The Government says the Agency has become unsustainable and is expected to incur losses of up to $4 million this financial year.
The losses are forecast to get worse each year as the AVO’s revenue declines sharply due to technological changes in the valuation industry and Government Departments decreasing their use of the AVO’s services.
On top of the predicated losses, at least $1 million would have been required for the AVO to bring its IT equipment up to date.
Staff were told last week that the Government was closing their Agency and they would be facing redundancy or redeployment in their parent Department, the Australian Taxation Office.
Parliamentary Secretary to the Treasurer, Steven Ciobo said a compelling case for the Commonwealth providing its own valuation services no longer existed, particularly given there was a highly competitive market of private sector providers.
Mr Ciobo said the Australian Taxation Office would work with affected employees and manage the wind-down period for the organisation, with up to 198 staff to be offered redundancies.

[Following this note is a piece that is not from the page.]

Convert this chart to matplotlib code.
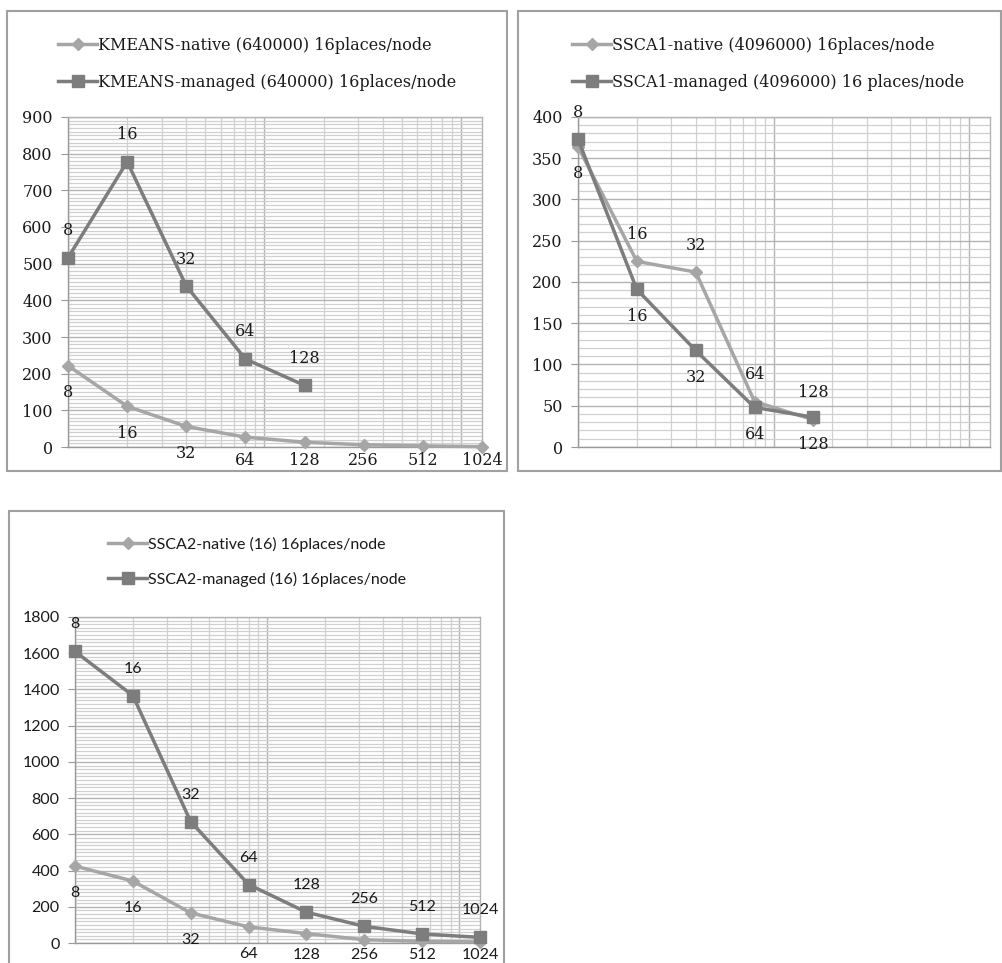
import matplotlib
matplotlib.use('Agg')
import matplotlib.pyplot as plt
from matplotlib.ticker import MultipleLocator, LogLocator, NullFormatter
from matplotlib.lines import Line2D
from matplotlib.patches import Rectangle

# データ (places)
procs = [8, 16, 32, 64, 128, 256, 512, 1024]

kmeans_native = [222, 111, 56, 27, 13, 6, 3, 1]
kmeans_managed = [516, 778, 439, 240, 168]

ssca1_native = [364, 225, 212, 55, 33]
ssca1_managed = [373, 191, 117, 48, 36]

ssca2_native = [425, 342, 166, 89, 52, 18, 9, 6]
ssca2_managed = [1610, 1366, 670, 323, 170, 92, 50, 31]

W, H = 1003, 963
NATIVE_C = '#a6a6a6'
MANAGED_C = '#7d7d7d'
SERIF = 'DejaVu Serif'
SANS = 'Lato'

fig = plt.figure(figsize=(W / 100, H / 100), dpi=100)
fig.patch.set_facecolor('white')


def px_rect(x0, y0, x1, y1):
    # pixel box (top-left origin) -> figure fraction
    return [x0 / W, 1 - y1 / H, (x1 - x0) / W, (y1 - y0) / H]


def draw_chart(axbox, framebox, native, managed, names, ymax, ymaj, ymin_step,
               font, fsize, nat_dirs, man_dirs, leg_x, leg_y, clamp):
    fr = px_rect(*framebox)
    fig.add_artist(Rectangle((fr[0], fr[1]), fr[2], fr[3], transform=fig.transFigure,
                             fill=False, edgecolor='#a0a0a0', lw=1.5))
    ax = fig.add_axes(px_rect(*axbox))
    ax.set_xscale('log')
    ax.set_xlim(1, 128)
    ax.set_ylim(0, ymax)
    ax.xaxis.set_major_locator(LogLocator(base=10))
    ax.xaxis.set_minor_locator(LogLocator(base=10, subs=range(2, 10)))
    ax.xaxis.set_major_formatter(NullFormatter())
    ax.xaxis.set_minor_formatter(NullFormatter())
    ax.yaxis.set_major_locator(MultipleLocator(ymaj))
    ax.yaxis.set_minor_locator(MultipleLocator(ymin_step))
    ax.grid(True, which='major', color='#b4b4b4', lw=1.0)
    ax.grid(True, which='minor', color='#d0d0d0', lw=0.9)
    ax.set_axisbelow(True)
    for s in ax.spines.values():
        s.set_color('#b4b4b4')
        s.set_linewidth(1.0)
    ax.spines['bottom'].set_color('#999999')
    ax.spines['left'].set_color('#999999')
    ax.tick_params(axis='x', which='both', length=0)
    ax.tick_params(axis='y', which='major', length=5, color='#999999', pad=6,
                   labelsize=fsize, labelcolor='#1a1a1a', labelfontfamily=font)
    ax.tick_params(axis='y', which='minor', length=0)

    xs_n = [p / 8 for p in procs[:len(native)]]
    xs_m = [p / 8 for p in procs[:len(managed)]]
    ax.plot(xs_n, native, color=NATIVE_C, lw=2.5, marker='D', ms=6,
            zorder=3, clip_on=False)
    ax.plot(xs_m, managed, color=MANAGED_C, lw=2.5, marker='s', ms=9,
            zorder=4, clip_on=False)

    # data labels (Excel style, kept inside the chart area)
    inv = fig.transFigure.inverted()
    for xs, ys, dirs in ((xs_n, native, nat_dirs), (xs_m, managed, man_dirs)):
        for i, (x, y) in enumerate(zip(xs, ys)):
            dx, dy = ax.transData.transform((x, y))
            ytop = H - dy + (27 if dirs[i] == 'below' else -27)
            ytop = min(ytop, clamp)
            fx, fy = inv.transform((dx, H - ytop))
            fig.text(fx, fy, str(procs[i]), ha='center', va='center',
                     fontsize=fsize, family=font, color='#1a1a1a')

    handles = [Line2D([], [], color=NATIVE_C, lw=2.5, marker='D', ms=6),
               Line2D([], [], color=MANAGED_C, lw=2.5, marker='s', ms=8)]
    fig.legend(handles, names, loc='center left',
               bbox_to_anchor=(leg_x / W, 1 - leg_y / H),
               frameon=False, borderpad=0, borderaxespad=0,
               handlelength=2.45, handletextpad=0.05, labelspacing=1.25,
               prop={'family': font, 'size': fsize}, labelcolor='#1a1a1a')
    return ax


draw_chart((68, 117, 482, 447), (7, 11, 507, 471), kmeans_native, kmeans_managed,
           ['KMEANS-native (640000) 16places/node',
            'KMEANS-managed (640000) 16places/node'],
           900, 100, 10, SERIF, 11.5,
           ['below'] * 8, ['above'] * 5, 58, 64, 460)

draw_chart((578, 117, 990, 447), (518, 11, 1001, 471), ssca1_native, ssca1_managed,
           ['SSCA1-native (4096000) 16places/node',
            'SSCA1-managed (4096000) 16 places/node'],
           400, 50, 10, SERIF, 11.5,
           ['below', 'above', 'above', 'above', 'above'],
           ['above', 'below', 'below', 'below', 'below'], 572, 64, 460)

draw_chart((75, 617, 480, 943), (9, 511, 504, 975), ssca2_native, ssca2_managed,
           ['SSCA2-native (16) 16places/node',
            'SSCA2-managed (16) 16places/node'],
           1800, 200, 20, SANS, 11.5,
           ['below'] * 8, ['above'] * 8, 108, 562, 955)

fig.savefig('out.png', dpi=100, facecolor='white')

The Community and Public Sector Union (CPSU) is calling for an urgent meeting with the Minister for Public Service, Eric Abetz following the announcement, which will mean $34 million of work is offloaded to the private sector.
National Secretary of the CPSU, Nadine Flood said the Government was turning its back on regional Australia through the closure.
The closure will affect workers in Canberra, Melbourne and Sydney as well as regional towns including, Young, Bowral, Wagga Wagga, Lismore, Mildura and Port Lincoln.
Most of the office’s valuers work in major tax offices in Collins Street, Melbourne and Parramatta in Sydney, from home in rural or regional Australia.
“Given the growing number of jobs that are disappearing in regional Australia, these workers are going to find it tough to find another job,” Ms Flood said.
“This Government said it was in the business of creating jobs, not destroying them.”
Australian Valuation Office workers were told in November by their boss, Kath Quigley, that although she hoped to be able to resurrect the income stream, they should expect redundancies.
The office managed an after-tax surplus of $800,000 in the 2012-13 financial year from a budget of $34.7 million and was working on securing its future by offering its services to the private sector.